As far as family friendly comedies go, this one is as simple as they get: boy meets dog, boy meets girl, and by the end – with some detours along the way – everyone is together and happier than they were at the start. While this will inevitably make the movie accessible for the whole family as well as teaching basic lessons of acceptance to younger viewers, the presentation is too on the nose. Every other line of dialogue is exposition of events that have just happened or overly wholesome outpourings of emotion, which consequently boils the characters down to two-dimensional caricatures with no attributes beyond face value.
Even more irksome is that moments are never allowed to speak for themselves. There is a constant smothering of clichéd music designed to inform us about how we’re supposed to feel at every given second, which gives the feature the impression of being a made-for-TV movie rather than an independent film project.

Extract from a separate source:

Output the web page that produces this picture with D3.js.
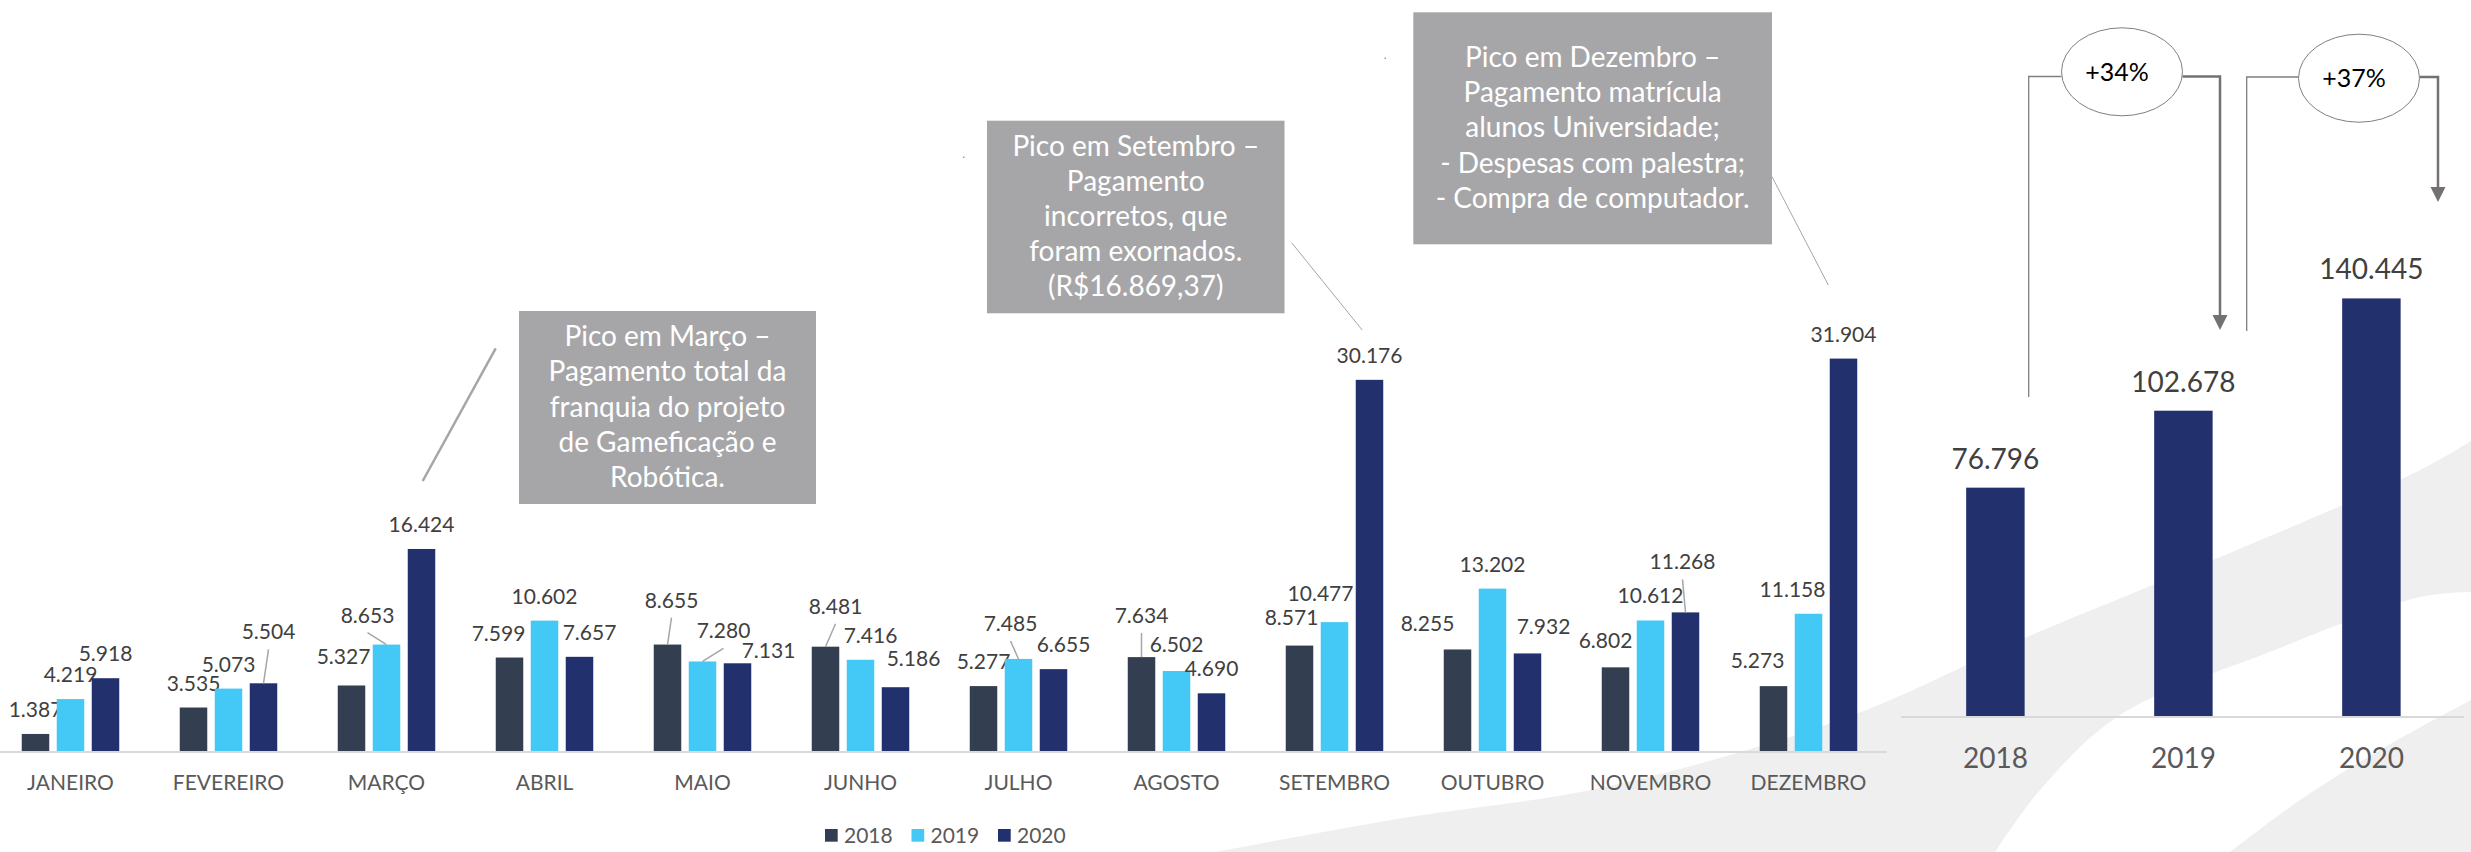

Both of these elements, combined with an incredibly silly almost pantomime style of comedy, give Dusty & Me an overtly cartoonish appearance without the slightest hint of irony (but with lots of predictability), resulting in more groans than laughs. In spite of all of this, however, the vibrant colours and the dedication to just how wholesome the overall feel-good tone is can’t help but put a smirk on your face, particularly at the song and dance at the end – because of course it ends on a song.
As far as British indie films go, there are certainly funnier out there with a whole lot more creativity, but for anyone looking for a feel-good adventure to keep the family entertained on a rainy afternoon, they can’t go wrong with Dusty & Me.
Dusty & Me is released in select cinemas on 28th September 2018.